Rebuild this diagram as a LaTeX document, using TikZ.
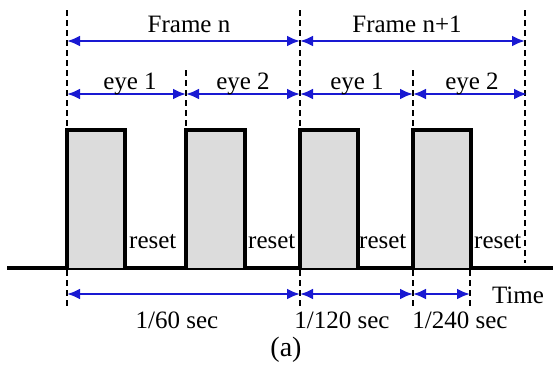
\documentclass[tikz,border=0pt]{standalone}
\usepackage{fontspec}
\setmainfont{Liberation Serif}
\usetikzlibrary{arrows.meta}
\definecolor{arrowblue}{RGB}{25,25,210}
\definecolor{pulsegray}{RGB}{220,220,220}
\tikzset{
  guide/.style={black, line width=2.4pt, dash pattern=on 6pt off 4pt},
  span/.style={arrowblue, line width=2.6pt, {Latex[length=13pt,width=11pt]}-{Latex[length=13pt,width=11pt]}},
  pulse/.style={draw=black, fill=pulsegray, line width=4.5pt},
  lbl/.style={font=\fontsize{25}{28}\selectfont, inner sep=0pt, anchor=base},
}
\begin{document}
\begin{tikzpicture}[x=1pt,y=-1pt]
\useasboundingbox (0,0) rectangle (553,372);

% time axis
\coordinate (axL) at (7,268);
\coordinate (axR) at (553,268);
\draw[line width=4.5pt] (axL) -- (axR);

% exposure pulses
\draw[pulse] (67,268) |- (125,130) -- (125,268);
\draw[pulse] (186,268) |- (245,130) -- (245,268);
\draw[pulse] (300,268) |- (358,130) -- (358,268);
\draw[pulse] (413,268) |- (471,130) -- (471,268);

% upper guide lines
\coordinate (g1t) at (67,10);   \coordinate (g1b) at (67,130);
\coordinate (g2t) at (186,70);  \coordinate (g2b) at (186,130);
\coordinate (g3t) at (300,10);  \coordinate (g3b) at (300,130);
\coordinate (g4t) at (413,70);  \coordinate (g4b) at (413,130);
\coordinate (g5t) at (525,10);  \coordinate (g5b) at (525,263);
\foreach \g in {1,...,5} \draw[guide] (g\g t) -- (g\g b);

% lower guide lines
\coordinate (h1t) at (67,270);  \coordinate (h1b) at (67,308);
\coordinate (h2t) at (300,270); \coordinate (h2b) at (300,308);
\coordinate (h3t) at (413,270); \coordinate (h3b) at (413,308);
\coordinate (h4t) at (470,270); \coordinate (h4b) at (470,308);
\foreach \g in {1,...,4} \draw[guide] (h\g t) -- (h\g b);

% frame spans
\coordinate (f0) at (67,41); \coordinate (f1) at (300,41); \coordinate (f2) at (525,41);
\draw[span] (f0) -- (f1);
\draw[span] (f1) -- (f2);
\node[lbl] (frn)  at (189,32) {Frame n};
\node[lbl] (frn1) at (407,32) {Frame n+1};

% eye spans
\coordinate (e0) at (67,94); \coordinate (e1) at (186,94); \coordinate (e2) at (300,94);
\coordinate (e3) at (413,94); \coordinate (e4) at (527,94);
\draw[span] (e0) -- (e1);
\draw[span] (e1) -- (e2);
\draw[span] (e2) -- (e3);
\draw[span] (e3) -- (e4);
\node[lbl] (eyeA) at (130,89) {eye 1};
\node[lbl] (eyeB) at (243,89) {eye 2};
\node[lbl] (eyeC) at (357,89) {eye 1};
\node[lbl] (eyeD) at (472,89) {eye 2};

% reset labels
\node[lbl, anchor=base west] (rs1) at (129,248) {reset};
\node[lbl, anchor=base west] (rs2) at (248,248) {reset};
\node[lbl, anchor=base west] (rs3) at (359,248) {reset};
\node[lbl, anchor=base west] (rs4) at (474,248) {reset};

% duration spans
\coordinate (d0) at (67,294); \coordinate (d1) at (300,294);
\coordinate (d2) at (413,294); \coordinate (d3) at (470,294);
\draw[span] (d0) -- (d1);
\draw[span] (d1) -- (d2);
\draw[span] (d2) -- (d3);
\node[lbl] (t60)  at (177,328) {1/60 sec};
\node[lbl] (t120) at (342,328) {1/120 sec};
\node[lbl] (t240) at (460,328) {1/240 sec};
\node[lbl] (time) at (518,303) {Time};
\node[lbl, font=\fontsize{28}{30}\selectfont] (cap) at (286,356) {(a)};
\end{tikzpicture}
\end{document}
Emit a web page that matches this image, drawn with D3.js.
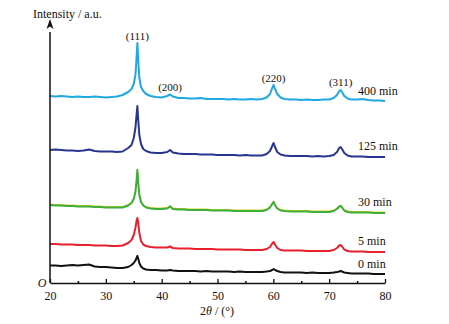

_ _ _ _ _

> Exercise description: Transcribe every line in the entries above, taking out only the images.

> Output for this exercise:
Rebuild this diagram as a LaTeX document, using TikZ.
\documentclass[tikz,border=0pt]{standalone}
\usepackage{fontspec}
\setmainfont{Liberation Serif}
\usetikzlibrary{arrows.meta}
\definecolor{arrowblue}{RGB}{25,25,210}
\definecolor{pulsegray}{RGB}{220,220,220}
\tikzset{
  guide/.style={black, line width=2.4pt, dash pattern=on 6pt off 4pt},
  span/.style={arrowblue, line width=2.6pt, {Latex[length=13pt,width=11pt]}-{Latex[length=13pt,width=11pt]}},
  pulse/.style={draw=black, fill=pulsegray, line width=4.5pt},
  lbl/.style={font=\fontsize{25}{28}\selectfont, inner sep=0pt, anchor=base},
}
\begin{document}
\begin{tikzpicture}[x=1pt,y=-1pt]
\useasboundingbox (0,0) rectangle (553,372);

% time axis
\coordinate (axL) at (7,268);
\coordinate (axR) at (553,268);
\draw[line width=4.5pt] (axL) -- (axR);

% exposure pulses
\draw[pulse] (67,268) |- (125,130) -- (125,268);
\draw[pulse] (186,268) |- (245,130) -- (245,268);
\draw[pulse] (300,268) |- (358,130) -- (358,268);
\draw[pulse] (413,268) |- (471,130) -- (471,268);

% upper guide lines
\coordinate (g1t) at (67,10);   \coordinate (g1b) at (67,130);
\coordinate (g2t) at (186,70);  \coordinate (g2b) at (186,130);
\coordinate (g3t) at (300,10);  \coordinate (g3b) at (300,130);
\coordinate (g4t) at (413,70);  \coordinate (g4b) at (413,130);
\coordinate (g5t) at (525,10);  \coordinate (g5b) at (525,263);
\foreach \g in {1,...,5} \draw[guide] (g\g t) -- (g\g b);

% lower guide lines
\coordinate (h1t) at (67,270);  \coordinate (h1b) at (67,308);
\coordinate (h2t) at (300,270); \coordinate (h2b) at (300,308);
\coordinate (h3t) at (413,270); \coordinate (h3b) at (413,308);
\coordinate (h4t) at (470,270); \coordinate (h4b) at (470,308);
\foreach \g in {1,...,4} \draw[guide] (h\g t) -- (h\g b);

% frame spans
\coordinate (f0) at (67,41); \coordinate (f1) at (300,41); \coordinate (f2) at (525,41);
\draw[span] (f0) -- (f1);
\draw[span] (f1) -- (f2);
\node[lbl] (frn)  at (189,32) {Frame n};
\node[lbl] (frn1) at (407,32) {Frame n+1};

% eye spans
\coordinate (e0) at (67,94); \coordinate (e1) at (186,94); \coordinate (e2) at (300,94);
\coordinate (e3) at (413,94); \coordinate (e4) at (527,94);
\draw[span] (e0) -- (e1);
\draw[span] (e1) -- (e2);
\draw[span] (e2) -- (e3);
\draw[span] (e3) -- (e4);
\node[lbl] (eyeA) at (130,89) {eye 1};
\node[lbl] (eyeB) at (243,89) {eye 2};
\node[lbl] (eyeC) at (357,89) {eye 1};
\node[lbl] (eyeD) at (472,89) {eye 2};

% reset labels
\node[lbl, anchor=base west] (rs1) at (129,248) {reset};
\node[lbl, anchor=base west] (rs2) at (248,248) {reset};
\node[lbl, anchor=base west] (rs3) at (359,248) {reset};
\node[lbl, anchor=base west] (rs4) at (474,248) {reset};

% duration spans
\coordinate (d0) at (67,294); \coordinate (d1) at (300,294);
\coordinate (d2) at (413,294); \coordinate (d3) at (470,294);
\draw[span] (d0) -- (d1);
\draw[span] (d1) -- (d2);
\draw[span] (d2) -- (d3);
\node[lbl] (t60)  at (177,328) {1/60 sec};
\node[lbl] (t120) at (342,328) {1/120 sec};
\node[lbl] (t240) at (460,328) {1/240 sec};
\node[lbl] (time) at (518,303) {Time};
\node[lbl, font=\fontsize{28}{30}\selectfont] (cap) at (286,356) {(a)};
\end{tikzpicture}
\end{document}
Emit a web page that matches this image, drawn with D3.js.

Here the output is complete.